▼

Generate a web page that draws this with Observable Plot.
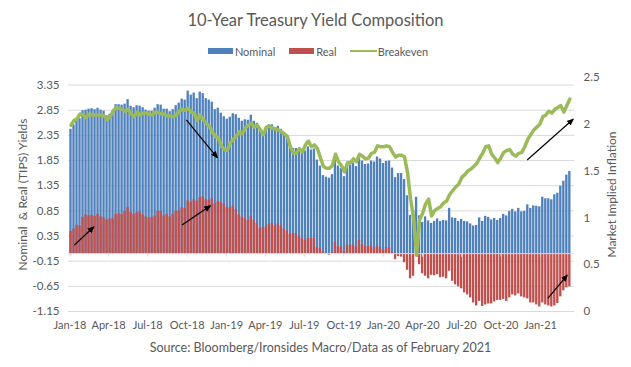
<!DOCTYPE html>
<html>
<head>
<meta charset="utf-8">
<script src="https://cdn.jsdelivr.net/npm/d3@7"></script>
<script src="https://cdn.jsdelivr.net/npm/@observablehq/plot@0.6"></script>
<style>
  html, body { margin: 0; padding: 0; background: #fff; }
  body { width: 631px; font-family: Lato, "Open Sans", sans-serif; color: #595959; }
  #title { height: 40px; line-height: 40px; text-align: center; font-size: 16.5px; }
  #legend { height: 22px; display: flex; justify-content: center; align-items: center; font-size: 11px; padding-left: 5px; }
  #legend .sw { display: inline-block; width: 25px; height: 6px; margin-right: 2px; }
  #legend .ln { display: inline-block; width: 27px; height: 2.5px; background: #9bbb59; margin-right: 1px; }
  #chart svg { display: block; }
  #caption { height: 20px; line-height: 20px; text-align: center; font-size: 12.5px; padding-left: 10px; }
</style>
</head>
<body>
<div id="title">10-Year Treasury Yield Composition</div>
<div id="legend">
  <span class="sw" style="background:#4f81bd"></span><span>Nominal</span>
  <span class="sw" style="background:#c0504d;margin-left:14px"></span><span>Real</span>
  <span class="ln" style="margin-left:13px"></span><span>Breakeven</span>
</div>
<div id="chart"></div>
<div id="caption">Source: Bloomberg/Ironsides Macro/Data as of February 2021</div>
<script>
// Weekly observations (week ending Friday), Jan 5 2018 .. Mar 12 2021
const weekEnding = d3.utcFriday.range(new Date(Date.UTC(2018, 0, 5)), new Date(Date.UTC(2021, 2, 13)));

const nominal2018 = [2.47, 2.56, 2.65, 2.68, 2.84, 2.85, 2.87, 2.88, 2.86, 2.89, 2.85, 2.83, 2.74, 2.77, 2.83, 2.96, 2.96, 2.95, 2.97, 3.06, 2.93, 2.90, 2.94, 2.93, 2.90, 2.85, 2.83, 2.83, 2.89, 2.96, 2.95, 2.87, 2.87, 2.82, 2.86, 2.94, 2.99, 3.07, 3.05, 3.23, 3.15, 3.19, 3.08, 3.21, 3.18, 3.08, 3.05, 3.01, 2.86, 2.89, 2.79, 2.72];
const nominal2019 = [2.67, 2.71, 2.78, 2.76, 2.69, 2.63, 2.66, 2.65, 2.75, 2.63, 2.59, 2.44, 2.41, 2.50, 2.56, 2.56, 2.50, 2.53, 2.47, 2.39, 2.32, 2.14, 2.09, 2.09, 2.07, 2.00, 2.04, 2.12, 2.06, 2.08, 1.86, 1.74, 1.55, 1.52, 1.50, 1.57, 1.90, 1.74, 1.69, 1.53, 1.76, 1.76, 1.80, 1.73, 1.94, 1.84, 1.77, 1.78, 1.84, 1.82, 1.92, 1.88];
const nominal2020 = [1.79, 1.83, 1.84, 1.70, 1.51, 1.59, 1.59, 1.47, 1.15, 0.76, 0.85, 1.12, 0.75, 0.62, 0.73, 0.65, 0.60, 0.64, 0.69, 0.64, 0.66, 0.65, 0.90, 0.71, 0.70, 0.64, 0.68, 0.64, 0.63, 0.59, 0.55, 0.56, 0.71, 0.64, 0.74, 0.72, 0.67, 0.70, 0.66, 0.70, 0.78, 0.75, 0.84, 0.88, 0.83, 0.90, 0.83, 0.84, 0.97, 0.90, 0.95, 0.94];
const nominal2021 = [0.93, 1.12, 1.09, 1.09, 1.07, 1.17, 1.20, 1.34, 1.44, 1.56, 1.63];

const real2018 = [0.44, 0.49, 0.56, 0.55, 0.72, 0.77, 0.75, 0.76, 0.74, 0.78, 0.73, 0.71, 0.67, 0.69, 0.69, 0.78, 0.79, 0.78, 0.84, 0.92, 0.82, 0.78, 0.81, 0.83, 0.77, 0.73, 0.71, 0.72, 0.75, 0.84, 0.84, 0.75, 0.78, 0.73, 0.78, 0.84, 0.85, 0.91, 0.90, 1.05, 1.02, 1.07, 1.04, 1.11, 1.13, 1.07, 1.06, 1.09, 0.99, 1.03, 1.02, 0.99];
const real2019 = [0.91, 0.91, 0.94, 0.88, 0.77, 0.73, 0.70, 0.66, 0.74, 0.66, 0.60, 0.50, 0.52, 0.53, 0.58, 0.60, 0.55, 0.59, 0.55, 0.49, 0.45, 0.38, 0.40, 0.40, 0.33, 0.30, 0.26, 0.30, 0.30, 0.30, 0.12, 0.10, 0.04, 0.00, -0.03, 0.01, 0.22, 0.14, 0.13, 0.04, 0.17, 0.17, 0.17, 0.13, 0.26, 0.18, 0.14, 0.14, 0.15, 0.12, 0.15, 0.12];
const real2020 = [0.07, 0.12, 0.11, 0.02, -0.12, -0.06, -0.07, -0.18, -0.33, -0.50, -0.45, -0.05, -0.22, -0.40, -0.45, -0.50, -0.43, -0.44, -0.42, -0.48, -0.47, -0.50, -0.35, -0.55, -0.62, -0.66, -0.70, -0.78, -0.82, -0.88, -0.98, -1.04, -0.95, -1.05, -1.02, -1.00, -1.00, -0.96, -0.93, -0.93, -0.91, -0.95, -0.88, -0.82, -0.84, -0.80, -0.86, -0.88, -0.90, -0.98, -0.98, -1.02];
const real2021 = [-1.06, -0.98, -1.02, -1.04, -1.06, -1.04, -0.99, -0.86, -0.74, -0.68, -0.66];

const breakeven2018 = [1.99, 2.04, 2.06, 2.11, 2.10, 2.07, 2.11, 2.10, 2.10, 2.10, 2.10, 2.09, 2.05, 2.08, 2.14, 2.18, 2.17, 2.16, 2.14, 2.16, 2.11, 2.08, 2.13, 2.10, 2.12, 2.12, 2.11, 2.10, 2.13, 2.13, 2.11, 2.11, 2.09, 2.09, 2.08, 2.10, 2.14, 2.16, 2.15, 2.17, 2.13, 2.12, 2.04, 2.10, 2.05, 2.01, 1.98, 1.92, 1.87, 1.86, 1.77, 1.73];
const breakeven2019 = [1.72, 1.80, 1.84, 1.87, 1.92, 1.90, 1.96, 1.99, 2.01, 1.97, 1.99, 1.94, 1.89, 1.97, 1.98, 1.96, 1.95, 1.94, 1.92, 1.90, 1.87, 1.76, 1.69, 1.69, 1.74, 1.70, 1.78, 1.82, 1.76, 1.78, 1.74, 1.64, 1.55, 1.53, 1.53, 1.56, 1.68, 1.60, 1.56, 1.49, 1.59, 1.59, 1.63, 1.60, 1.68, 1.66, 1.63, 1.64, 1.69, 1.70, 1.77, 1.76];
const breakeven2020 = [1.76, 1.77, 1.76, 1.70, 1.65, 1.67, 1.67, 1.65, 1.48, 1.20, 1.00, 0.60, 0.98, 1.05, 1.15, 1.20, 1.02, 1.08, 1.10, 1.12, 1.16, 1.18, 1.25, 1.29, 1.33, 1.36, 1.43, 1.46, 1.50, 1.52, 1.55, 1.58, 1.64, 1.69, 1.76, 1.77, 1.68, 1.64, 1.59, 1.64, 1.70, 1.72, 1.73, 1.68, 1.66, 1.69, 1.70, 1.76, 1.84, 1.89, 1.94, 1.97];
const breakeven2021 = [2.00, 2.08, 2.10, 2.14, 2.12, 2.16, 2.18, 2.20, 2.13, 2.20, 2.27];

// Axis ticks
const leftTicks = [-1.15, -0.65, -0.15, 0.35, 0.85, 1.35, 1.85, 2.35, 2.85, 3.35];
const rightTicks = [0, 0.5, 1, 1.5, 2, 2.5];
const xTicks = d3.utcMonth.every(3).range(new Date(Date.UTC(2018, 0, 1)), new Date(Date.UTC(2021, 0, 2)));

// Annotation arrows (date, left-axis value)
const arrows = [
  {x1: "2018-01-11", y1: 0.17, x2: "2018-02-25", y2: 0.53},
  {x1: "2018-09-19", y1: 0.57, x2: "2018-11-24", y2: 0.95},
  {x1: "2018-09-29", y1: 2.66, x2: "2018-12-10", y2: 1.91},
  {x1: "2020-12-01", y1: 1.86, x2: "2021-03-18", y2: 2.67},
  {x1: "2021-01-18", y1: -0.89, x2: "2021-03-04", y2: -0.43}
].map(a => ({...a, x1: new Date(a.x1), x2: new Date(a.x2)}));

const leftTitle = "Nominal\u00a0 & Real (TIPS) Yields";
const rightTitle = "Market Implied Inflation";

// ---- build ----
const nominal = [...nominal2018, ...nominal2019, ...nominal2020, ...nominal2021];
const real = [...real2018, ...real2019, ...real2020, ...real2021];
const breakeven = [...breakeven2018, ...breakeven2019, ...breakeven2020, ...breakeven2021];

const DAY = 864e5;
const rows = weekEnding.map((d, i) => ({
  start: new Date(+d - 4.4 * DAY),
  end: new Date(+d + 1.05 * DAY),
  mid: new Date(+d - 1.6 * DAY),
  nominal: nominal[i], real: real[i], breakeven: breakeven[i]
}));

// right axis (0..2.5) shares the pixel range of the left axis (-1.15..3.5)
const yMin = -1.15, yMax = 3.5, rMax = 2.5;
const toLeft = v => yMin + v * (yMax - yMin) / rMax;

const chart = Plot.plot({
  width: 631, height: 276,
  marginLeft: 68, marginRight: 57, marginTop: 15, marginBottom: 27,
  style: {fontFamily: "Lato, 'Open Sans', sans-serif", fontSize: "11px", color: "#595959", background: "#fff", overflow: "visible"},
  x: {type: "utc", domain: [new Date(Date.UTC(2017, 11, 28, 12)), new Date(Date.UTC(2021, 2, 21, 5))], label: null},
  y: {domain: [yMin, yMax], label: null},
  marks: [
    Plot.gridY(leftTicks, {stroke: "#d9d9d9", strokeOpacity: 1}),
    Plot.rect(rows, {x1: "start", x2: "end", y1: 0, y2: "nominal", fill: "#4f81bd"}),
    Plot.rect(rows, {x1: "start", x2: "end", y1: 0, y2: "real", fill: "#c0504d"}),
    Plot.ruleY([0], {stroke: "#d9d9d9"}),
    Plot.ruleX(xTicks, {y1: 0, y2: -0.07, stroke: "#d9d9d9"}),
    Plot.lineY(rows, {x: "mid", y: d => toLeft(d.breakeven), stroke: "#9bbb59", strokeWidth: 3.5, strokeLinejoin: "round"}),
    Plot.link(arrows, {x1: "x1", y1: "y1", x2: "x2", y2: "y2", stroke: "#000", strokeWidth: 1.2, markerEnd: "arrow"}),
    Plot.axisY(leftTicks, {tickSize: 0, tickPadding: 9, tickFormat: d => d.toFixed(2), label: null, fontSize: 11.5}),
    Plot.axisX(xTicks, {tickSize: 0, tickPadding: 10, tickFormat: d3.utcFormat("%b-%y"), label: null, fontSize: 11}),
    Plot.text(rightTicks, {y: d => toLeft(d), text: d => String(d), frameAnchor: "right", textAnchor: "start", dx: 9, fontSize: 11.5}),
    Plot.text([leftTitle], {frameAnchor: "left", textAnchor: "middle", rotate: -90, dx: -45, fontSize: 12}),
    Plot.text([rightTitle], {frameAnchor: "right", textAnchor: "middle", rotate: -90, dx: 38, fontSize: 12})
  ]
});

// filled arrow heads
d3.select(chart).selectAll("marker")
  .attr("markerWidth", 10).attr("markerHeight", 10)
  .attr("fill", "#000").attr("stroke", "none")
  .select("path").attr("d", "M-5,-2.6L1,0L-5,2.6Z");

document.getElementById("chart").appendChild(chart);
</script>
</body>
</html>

▲

Write out exactly the opening lines of the data, stopping after the line that holds "const weekEnding = d3.utcFriday.range(new". Exclude pictures.

Generate a web page that draws this with Observable Plot.
<!DOCTYPE html>
<html>
<head>
<meta charset="utf-8">
<script src="https://cdn.jsdelivr.net/npm/d3@7"></script>
<script src="https://cdn.jsdelivr.net/npm/@observablehq/plot@0.6"></script>
<style>
  html, body { margin: 0; padding: 0; background: #fff; }
  body { width: 631px; font-family: Lato, "Open Sans", sans-serif; color: #595959; }
  #title { height: 40px; line-height: 40px; text-align: center; font-size: 16.5px; }
  #legend { height: 22px; display: flex; justify-content: center; align-items: center; font-size: 11px; padding-left: 5px; }
  #legend .sw { display: inline-block; width: 25px; height: 6px; margin-right: 2px; }
  #legend .ln { display: inline-block; width: 27px; height: 2.5px; background: #9bbb59; margin-right: 1px; }
  #chart svg { display: block; }
  #caption { height: 20px; line-height: 20px; text-align: center; font-size: 12.5px; padding-left: 10px; }
</style>
</head>
<body>
<div id="title">10-Year Treasury Yield Composition</div>
<div id="legend">
  <span class="sw" style="background:#4f81bd"></span><span>Nominal</span>
  <span class="sw" style="background:#c0504d;margin-left:14px"></span><span>Real</span>
  <span class="ln" style="margin-left:13px"></span><span>Breakeven</span>
</div>
<div id="chart"></div>
<div id="caption">Source: Bloomberg/Ironsides Macro/Data as of February 2021</div>
<script>
// Weekly observations (week ending Friday), Jan 5 2018 .. Mar 12 2021
const weekEnding = d3.utcFriday.range(new Date(Date.UTC(2018, 0, 5)), new Date(Date.UTC(2021, 2, 13)));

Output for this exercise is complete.